A capitulação de Weber, que nas semanas seguintes às eleições europeias já tinha sido duramente criticado pelos líderes europeus que ensaiavam alianças para retirar a Comissão aos conservadores, não caiu bem dentro do seu grupo parlamentar. Alguns eurodeputados, nomeadamente aqueles que estão ligados ao seu partido bávaro CSU, recusaram subscrever a solução. E é possível que não votem para confirmar Von der Leyen.

Mas o encontro permitiu construir pontes. Numa intervenção em que foi variando do alemão para o inglês e o francês, Ursula von der Leyen pediu a ajuda do PPE para um “trabalho em equipa”, por exemplo na construção de uma proposta que permita consagrar o sistema dos Spitzenkandidaten no futuro. “Estou plenamente convencida que este é o modelo certo”, disse. Segundo Paulo Rangel, a nomeada “mostrou um grande domínio de todos os temas” e uma excelente capacidade comunicacional. “Será muito mas forte e carismática do que as pessoas estão à espera”, estimou.

A maior baralhada nas contas da eleição de Von der Leyen  está na bancada socialista, que ainda está inconformada por não ter vingado um acordo firmado em Osaca à margem da cimeira do G20,  que colocava o seu candidato Frans Timmermans na presidência da Comissão. “Não podemos simplesmente atirar com o princípio dos Spitzenkandidaten ao lixo porque o seu resultado não servia para alguns chefes de Estado”, criticou a líder da bancada dos Socialistas & Democratas, Iratxe García, informando que só por isso o nome de Von der Leyen era “inaceitável” para o seu grupo.

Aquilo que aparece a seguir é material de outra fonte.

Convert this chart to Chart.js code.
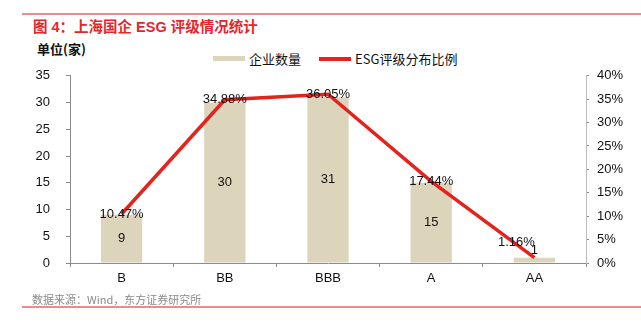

Os socialistas assumiram a sua profunda insatisfação, mas não prometeram a sua oposição à eleição da alemã, ao contrário por exemplo da bancada dos Verdes, que integrou a “aliança progressista” do Parlamento empenhada em construir uma alternativa ao PPE na Comissão. Os ecologistas responderam a uma mensagem de Von der Leyen a perguntar se podiam recebê-la para uma conversa com uma data e hora: segunda-feira, às 16h, em Bruxelas. Os socialistas também protelaram um encontro até terem ideias mais claras sobre o assunto. Já o líder da bancada Renovar a Europa, Dacian Ciolos, teve uma curta reunião com a ministra alemã.